Enrollment can be lengthy, and you need to enroll well in advance of any payment being due (allow at least three weeks, because PIN comes by snail-mail), and you need password, PIN, your previous year’s AGI, and your bank account routing number and account number to use it. And you have to change your password every six months or so. Check out Publication 966.

But if you want a good reason to enroll in, and pay via, the Electronic Federal Tax Payment System, take a look at David H Malasky and Audrey Malasky, 151 T. C. 9, filed 10/10/18 and glance at 151 T. C. 8, filed same date with same parties.

Tax Court burns through one hundred fourteen (count ’em, 114) pages to conclude that, when Dave’s and Audrey’s check (which was written on an account with sufficient funds when written) bounced because IRS had levied on their account before cashing their check, IRS could apply the proceeds how IRS wanted.

The scope of review in this CDP is abuse of discretion. Judge Holmes needs six (count ’em) six pages to get there in 151 T. C. 8, largely because IRS and Dave and Audrey agree it is, and there’s no dispute about the liability in question, hence de novo review is off the table.

On to 151 T. C. 9.

Ex-ch J Michael B (“Iron Mike”) Thornton relies on the voluntary-vs-involuntary payment rules, and basic negotiable instruments law. Payment from a levy is involuntary; a check is conditional payment until final payment from the drawee bank; and there’s no frustration of performance absent a contract, and taxes aren’t a contract between sovereign and taxpayer. So voluntary payment becomes involuntary when the check bounces, even if IRS caused the bounce.

There’s much argy-bargy about Audrey’s daddy’s trust, of which Audrey was both trustee and beneficiary, which I leave to the T&E specialists to unscramble. That’s to do with whether the SO was wrong about the RCP in bouncing Dave’s and Audrey’s PPIA. But as I’ve said before, any attorney who can’t find an ambiguity in any document should find another line of work.
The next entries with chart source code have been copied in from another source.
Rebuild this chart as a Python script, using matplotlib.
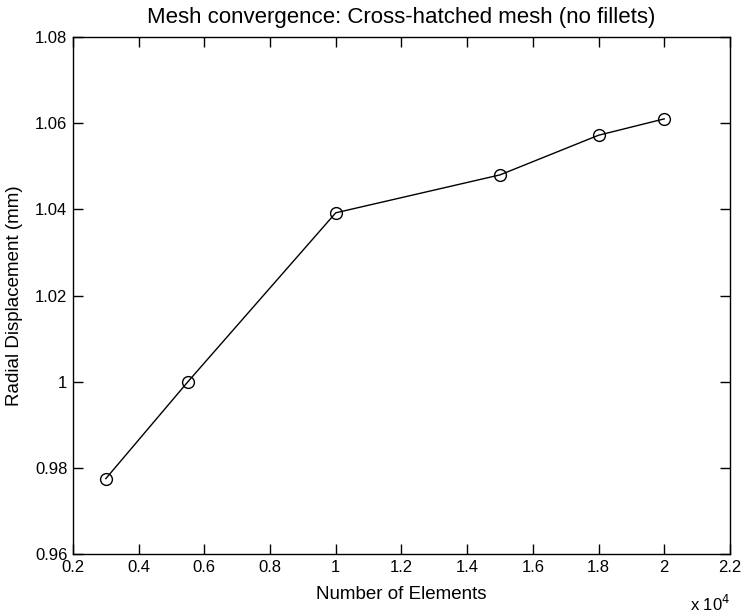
import numpy as np
import matplotlib.pyplot as plt
from matplotlib.ticker import FuncFormatter

plt.rcParams['font.family'] = ['Liberation Sans', 'DejaVu Sans']

# mesh refinement study
n_elements = [3000, 5500, 10000, 15000, 18000, 20000]
radial_disp = [0.9775, 1.000, 1.0392, 1.048, 1.0572, 1.061]

fig = plt.figure(figsize=(7.41, 6.13), dpi=100)
ax = fig.add_axes([0.0985, 0.0962, 0.8865, 0.8434])

ax.plot(n_elements, radial_disp, '-o', color='black', lw=1.0,
        markerfacecolor='none', markeredgecolor='black', markersize=8.5, markeredgewidth=1.0)

ax.set_xlim(2000, 22000)
ax.set_ylim(0.96, 1.08)
ax.set_xticks(np.arange(2000, 22001, 2000))
ax.set_yticks(np.arange(0.96, 1.0801, 0.02))
ax.xaxis.set_major_formatter(FuncFormatter(lambda v, p: f'{v / 1e4:g}'))
ax.yaxis.set_major_formatter(FuncFormatter(lambda v, p: f'{v:g}'))
ax.tick_params(direction='in', top=True, right=True, labelsize=12, length=7, width=1, pad=4)
for s in ax.spines.values():
    s.set_linewidth(1.0)

ax.set_title('Mesh convergence: Cross-hatched mesh (no fillets)', fontsize=16, pad=10)
ax.set_xlabel('Number of Elements', fontsize=13.5, labelpad=8)
ax.set_ylabel('Radial Displacement (mm)', fontsize=13.5, labelpad=9)
ax.text(1.0, -0.078, r'x 10$^{4}$', transform=ax.transAxes, ha='right', va='top', fontsize=12)

fig.savefig('out.png', dpi=100)
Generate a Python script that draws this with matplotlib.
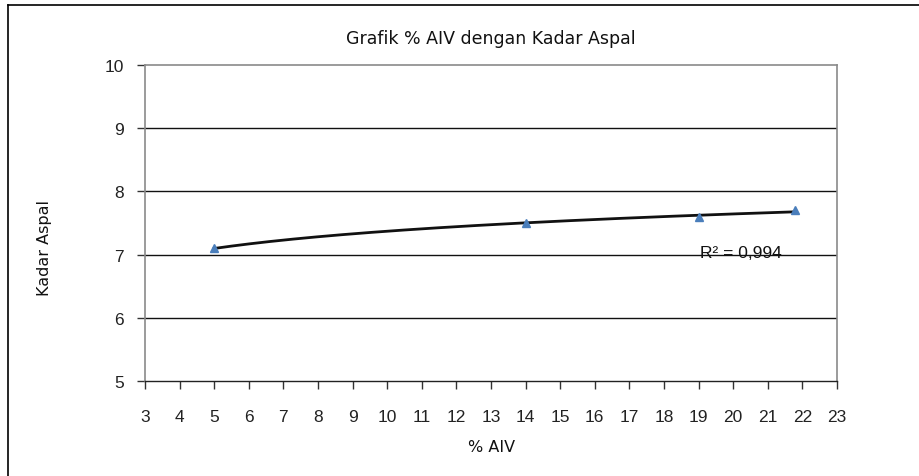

But even though Judge Mark V Holmes plays again his signature role as The Great Dissenter (his real argument is it isn’t fair, even though Dave and Audrey tendered in Houston and the levy came from Philly), ex-Ch J Iron Mike carries the day without even a dictionary chaw.

Judges Buch and Pugh suggest paying by certified check, showing how the law lags technology.

I’ll spare all y’all a systematic dissertation of this unfortunate tale, except to say that had Dave and Audrey used EFTPS, they’d have beaten the levy, paid (or almost paid) the recent year’s liability, and had a shot at an SOL blow-off of the earliest year, to which IRS applied the levied sum.